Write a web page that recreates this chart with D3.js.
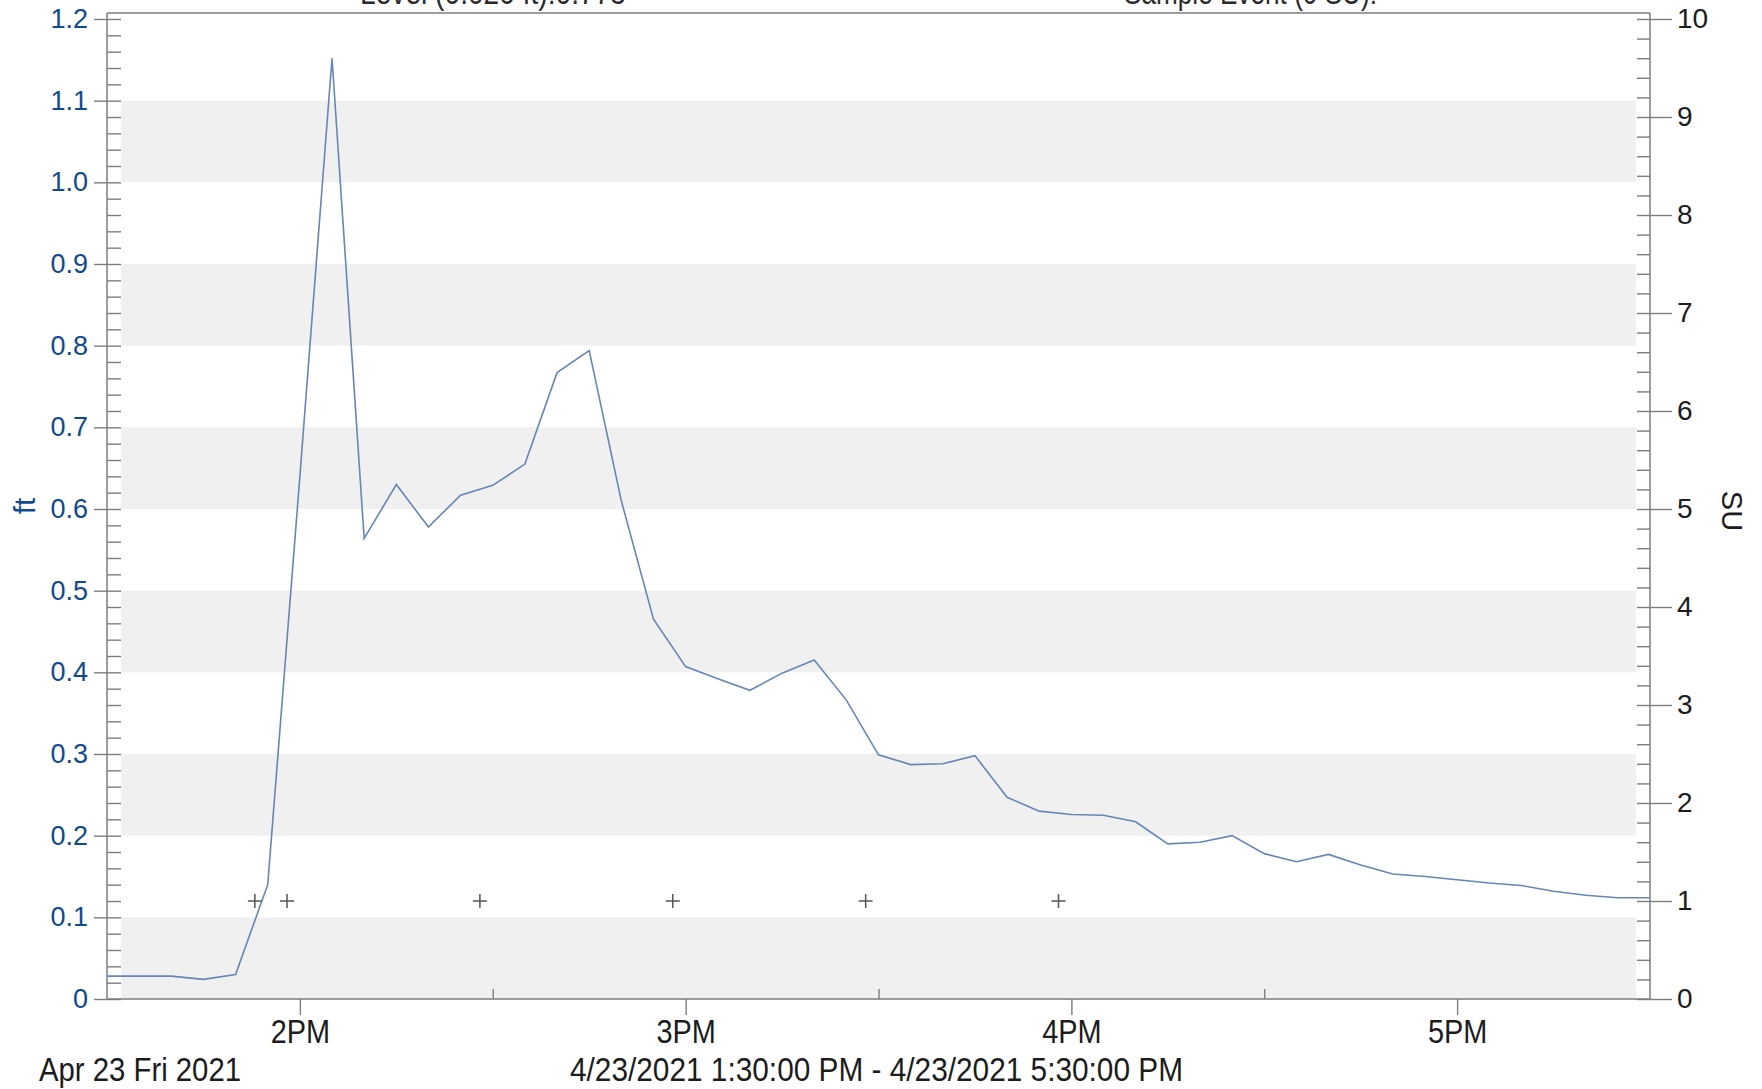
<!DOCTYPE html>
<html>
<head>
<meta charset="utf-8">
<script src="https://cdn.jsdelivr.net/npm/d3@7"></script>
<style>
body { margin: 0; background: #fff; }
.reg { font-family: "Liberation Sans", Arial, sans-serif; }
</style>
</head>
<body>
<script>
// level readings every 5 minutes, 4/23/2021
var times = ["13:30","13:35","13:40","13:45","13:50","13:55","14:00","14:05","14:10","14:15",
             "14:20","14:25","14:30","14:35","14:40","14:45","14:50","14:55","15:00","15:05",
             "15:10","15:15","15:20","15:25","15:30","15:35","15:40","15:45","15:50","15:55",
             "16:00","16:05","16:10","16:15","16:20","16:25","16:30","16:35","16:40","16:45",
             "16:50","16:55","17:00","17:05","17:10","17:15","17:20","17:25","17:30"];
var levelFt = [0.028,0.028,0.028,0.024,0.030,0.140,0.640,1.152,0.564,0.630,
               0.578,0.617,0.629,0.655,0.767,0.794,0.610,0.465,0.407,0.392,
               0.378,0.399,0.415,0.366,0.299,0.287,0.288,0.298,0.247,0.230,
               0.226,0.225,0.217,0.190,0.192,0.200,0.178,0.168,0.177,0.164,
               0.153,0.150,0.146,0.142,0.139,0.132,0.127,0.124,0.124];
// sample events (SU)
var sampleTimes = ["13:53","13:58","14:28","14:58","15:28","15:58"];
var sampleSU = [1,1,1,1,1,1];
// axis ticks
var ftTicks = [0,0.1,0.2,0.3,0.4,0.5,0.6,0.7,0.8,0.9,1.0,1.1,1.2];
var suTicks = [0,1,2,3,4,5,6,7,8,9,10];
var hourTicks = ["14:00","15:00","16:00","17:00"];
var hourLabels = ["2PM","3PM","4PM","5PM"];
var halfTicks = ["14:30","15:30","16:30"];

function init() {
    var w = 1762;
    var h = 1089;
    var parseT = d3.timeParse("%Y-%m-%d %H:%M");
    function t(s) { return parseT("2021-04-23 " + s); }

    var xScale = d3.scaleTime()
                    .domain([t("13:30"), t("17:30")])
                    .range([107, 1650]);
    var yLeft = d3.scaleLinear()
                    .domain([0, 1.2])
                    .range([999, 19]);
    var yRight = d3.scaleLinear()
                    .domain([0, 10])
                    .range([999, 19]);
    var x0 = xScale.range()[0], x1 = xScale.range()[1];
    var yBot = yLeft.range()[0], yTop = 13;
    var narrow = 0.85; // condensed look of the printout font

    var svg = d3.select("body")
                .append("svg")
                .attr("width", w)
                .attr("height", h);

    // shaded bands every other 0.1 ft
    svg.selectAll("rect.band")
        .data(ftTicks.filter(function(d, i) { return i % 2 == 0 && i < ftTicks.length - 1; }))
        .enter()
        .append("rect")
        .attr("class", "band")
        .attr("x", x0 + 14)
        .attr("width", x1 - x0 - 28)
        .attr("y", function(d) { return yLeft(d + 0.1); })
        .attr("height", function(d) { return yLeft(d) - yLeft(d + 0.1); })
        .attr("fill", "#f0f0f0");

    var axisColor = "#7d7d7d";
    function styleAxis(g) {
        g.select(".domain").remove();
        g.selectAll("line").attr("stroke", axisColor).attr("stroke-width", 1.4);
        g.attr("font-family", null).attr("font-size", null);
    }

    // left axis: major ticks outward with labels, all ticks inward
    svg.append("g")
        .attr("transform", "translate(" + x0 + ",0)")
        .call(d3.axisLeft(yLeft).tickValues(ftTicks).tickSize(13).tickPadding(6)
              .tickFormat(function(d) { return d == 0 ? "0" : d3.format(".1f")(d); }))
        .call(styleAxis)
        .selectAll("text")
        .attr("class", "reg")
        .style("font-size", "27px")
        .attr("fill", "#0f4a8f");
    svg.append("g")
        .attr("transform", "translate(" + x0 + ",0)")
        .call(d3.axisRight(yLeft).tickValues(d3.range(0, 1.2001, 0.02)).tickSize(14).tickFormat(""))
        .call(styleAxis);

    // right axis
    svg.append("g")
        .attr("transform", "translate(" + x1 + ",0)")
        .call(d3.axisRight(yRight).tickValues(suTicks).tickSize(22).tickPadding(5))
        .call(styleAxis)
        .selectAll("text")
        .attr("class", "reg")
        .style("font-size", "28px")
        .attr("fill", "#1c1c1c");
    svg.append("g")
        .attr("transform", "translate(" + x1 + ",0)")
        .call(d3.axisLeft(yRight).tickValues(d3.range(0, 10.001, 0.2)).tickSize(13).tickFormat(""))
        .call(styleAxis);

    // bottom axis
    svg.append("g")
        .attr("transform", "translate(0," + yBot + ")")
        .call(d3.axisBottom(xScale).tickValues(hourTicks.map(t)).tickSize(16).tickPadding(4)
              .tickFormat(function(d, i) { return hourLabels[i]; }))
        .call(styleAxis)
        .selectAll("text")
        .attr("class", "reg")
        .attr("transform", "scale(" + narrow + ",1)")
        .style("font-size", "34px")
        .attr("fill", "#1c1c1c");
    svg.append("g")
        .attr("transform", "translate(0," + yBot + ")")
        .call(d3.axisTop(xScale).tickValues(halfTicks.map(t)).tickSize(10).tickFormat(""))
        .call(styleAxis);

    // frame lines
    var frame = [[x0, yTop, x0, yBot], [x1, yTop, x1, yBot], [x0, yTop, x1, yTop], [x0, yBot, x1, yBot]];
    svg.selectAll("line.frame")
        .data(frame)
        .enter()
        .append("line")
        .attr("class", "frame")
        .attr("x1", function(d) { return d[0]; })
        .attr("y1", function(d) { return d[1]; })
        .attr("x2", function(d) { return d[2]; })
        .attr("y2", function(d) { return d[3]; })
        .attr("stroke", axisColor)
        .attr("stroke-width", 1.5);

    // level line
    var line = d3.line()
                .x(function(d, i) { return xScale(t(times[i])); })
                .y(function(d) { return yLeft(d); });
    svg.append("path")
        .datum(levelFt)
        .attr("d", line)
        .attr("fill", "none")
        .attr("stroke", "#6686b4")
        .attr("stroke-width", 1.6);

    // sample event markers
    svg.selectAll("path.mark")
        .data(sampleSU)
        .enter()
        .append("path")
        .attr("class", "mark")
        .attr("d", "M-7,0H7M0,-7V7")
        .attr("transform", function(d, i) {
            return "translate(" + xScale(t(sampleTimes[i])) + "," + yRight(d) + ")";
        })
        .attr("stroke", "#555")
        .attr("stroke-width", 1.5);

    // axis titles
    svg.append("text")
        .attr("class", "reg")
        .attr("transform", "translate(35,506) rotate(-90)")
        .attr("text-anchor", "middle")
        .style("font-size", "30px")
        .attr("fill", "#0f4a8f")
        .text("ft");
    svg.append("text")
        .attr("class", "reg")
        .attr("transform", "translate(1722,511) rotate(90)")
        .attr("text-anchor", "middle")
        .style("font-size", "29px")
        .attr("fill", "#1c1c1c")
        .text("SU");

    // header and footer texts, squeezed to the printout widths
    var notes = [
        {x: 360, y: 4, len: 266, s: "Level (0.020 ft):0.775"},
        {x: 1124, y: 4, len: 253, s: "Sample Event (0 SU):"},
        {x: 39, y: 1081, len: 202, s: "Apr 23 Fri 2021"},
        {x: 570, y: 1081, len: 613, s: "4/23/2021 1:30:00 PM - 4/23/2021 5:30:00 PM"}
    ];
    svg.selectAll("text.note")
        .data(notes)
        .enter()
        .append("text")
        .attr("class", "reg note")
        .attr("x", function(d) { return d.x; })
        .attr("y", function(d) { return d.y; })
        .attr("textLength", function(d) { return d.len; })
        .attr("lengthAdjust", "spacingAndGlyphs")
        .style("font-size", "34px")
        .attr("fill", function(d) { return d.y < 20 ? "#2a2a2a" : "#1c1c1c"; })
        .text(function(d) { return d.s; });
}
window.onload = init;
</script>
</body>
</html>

--

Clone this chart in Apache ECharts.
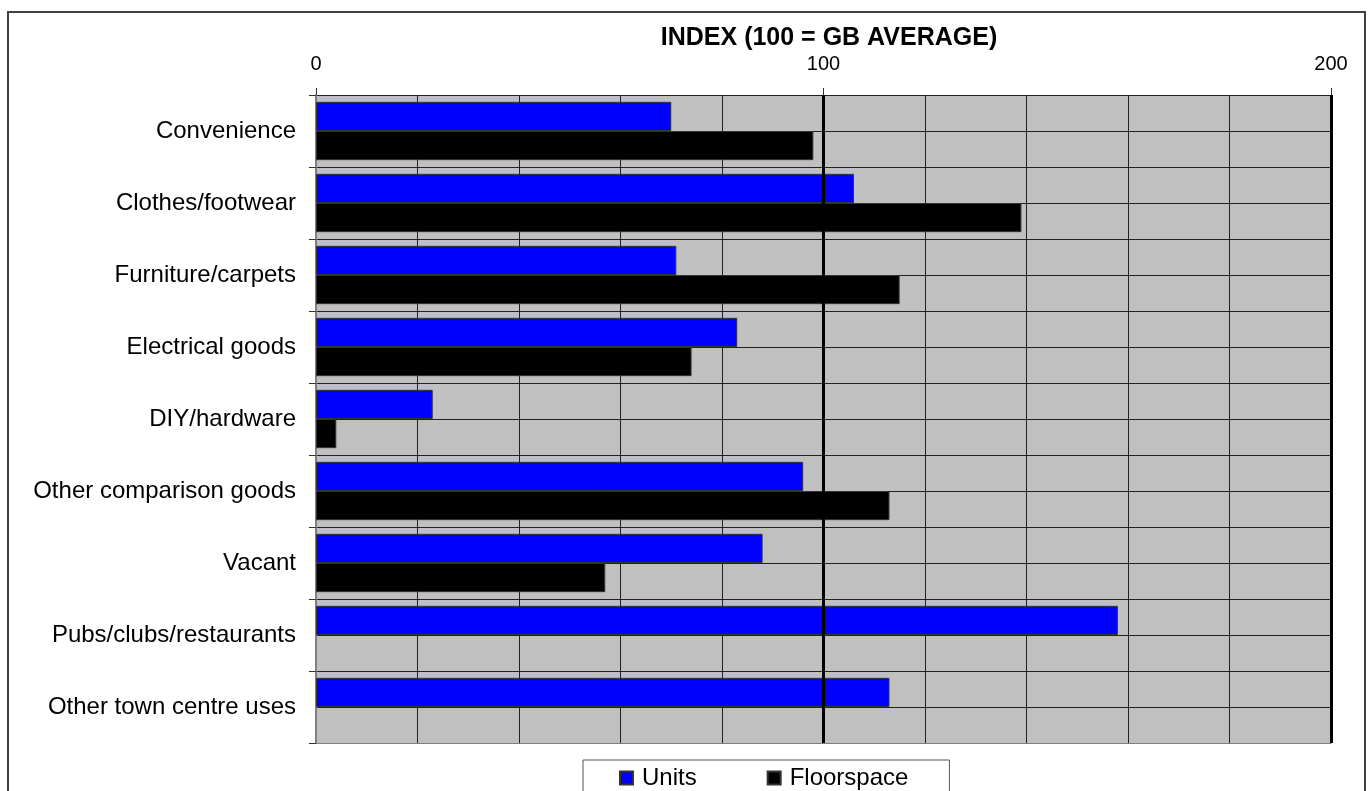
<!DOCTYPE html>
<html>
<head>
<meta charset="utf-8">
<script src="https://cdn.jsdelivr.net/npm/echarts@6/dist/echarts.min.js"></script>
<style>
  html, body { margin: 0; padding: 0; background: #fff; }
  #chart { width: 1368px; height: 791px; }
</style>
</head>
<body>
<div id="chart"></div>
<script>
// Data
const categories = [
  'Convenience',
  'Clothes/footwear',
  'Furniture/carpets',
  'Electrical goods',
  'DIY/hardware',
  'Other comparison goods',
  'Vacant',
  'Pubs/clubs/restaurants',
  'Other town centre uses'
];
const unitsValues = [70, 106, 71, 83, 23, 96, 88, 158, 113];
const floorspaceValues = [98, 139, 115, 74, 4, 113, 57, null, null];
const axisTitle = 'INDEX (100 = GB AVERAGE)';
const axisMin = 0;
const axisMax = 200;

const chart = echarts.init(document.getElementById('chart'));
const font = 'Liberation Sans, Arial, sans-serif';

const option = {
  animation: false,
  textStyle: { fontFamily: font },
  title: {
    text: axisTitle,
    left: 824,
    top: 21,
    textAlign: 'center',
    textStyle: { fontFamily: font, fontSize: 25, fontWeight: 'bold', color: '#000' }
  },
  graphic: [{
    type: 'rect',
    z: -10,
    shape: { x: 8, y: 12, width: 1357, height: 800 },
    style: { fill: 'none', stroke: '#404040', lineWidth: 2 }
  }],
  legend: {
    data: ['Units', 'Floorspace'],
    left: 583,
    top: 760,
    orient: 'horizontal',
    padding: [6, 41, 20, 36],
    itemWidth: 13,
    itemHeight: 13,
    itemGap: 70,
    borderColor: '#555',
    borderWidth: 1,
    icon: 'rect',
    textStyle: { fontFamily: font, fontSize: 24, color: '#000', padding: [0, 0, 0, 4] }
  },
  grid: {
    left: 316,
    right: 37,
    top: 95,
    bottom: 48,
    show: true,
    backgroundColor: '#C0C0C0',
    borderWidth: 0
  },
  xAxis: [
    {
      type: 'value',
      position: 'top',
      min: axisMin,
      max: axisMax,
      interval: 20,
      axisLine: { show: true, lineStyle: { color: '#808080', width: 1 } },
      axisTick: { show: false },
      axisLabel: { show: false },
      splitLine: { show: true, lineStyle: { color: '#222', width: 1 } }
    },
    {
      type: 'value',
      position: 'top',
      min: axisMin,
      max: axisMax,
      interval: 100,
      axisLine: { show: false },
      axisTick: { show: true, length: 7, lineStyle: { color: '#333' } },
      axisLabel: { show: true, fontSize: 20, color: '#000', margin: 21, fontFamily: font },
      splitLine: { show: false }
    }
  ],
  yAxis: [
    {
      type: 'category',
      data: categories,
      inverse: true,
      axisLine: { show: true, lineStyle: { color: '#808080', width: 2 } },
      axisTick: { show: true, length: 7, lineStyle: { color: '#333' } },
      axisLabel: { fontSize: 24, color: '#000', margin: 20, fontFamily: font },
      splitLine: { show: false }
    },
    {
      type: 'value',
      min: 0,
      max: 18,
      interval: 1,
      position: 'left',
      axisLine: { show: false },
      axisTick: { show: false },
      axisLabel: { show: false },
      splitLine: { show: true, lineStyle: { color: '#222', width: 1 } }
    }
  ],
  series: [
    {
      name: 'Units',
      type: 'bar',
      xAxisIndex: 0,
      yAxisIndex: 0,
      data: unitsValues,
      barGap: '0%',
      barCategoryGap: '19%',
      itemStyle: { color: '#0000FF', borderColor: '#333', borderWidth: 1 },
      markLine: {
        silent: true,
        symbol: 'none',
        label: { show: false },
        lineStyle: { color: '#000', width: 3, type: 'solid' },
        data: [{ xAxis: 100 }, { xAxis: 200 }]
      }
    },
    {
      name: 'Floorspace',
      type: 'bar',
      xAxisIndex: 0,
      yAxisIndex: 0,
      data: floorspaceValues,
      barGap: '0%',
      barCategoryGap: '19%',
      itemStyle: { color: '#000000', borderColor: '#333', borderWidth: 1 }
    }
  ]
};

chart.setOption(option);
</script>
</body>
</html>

---

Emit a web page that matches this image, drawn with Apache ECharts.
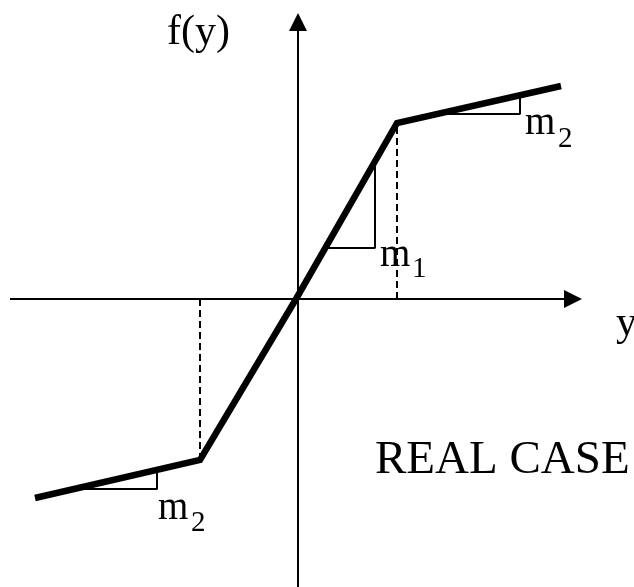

Goal of the exercise :: Looking at the entries above, say how many lines contain the word "Apache". Only the number is wanted.

Correct response :: 2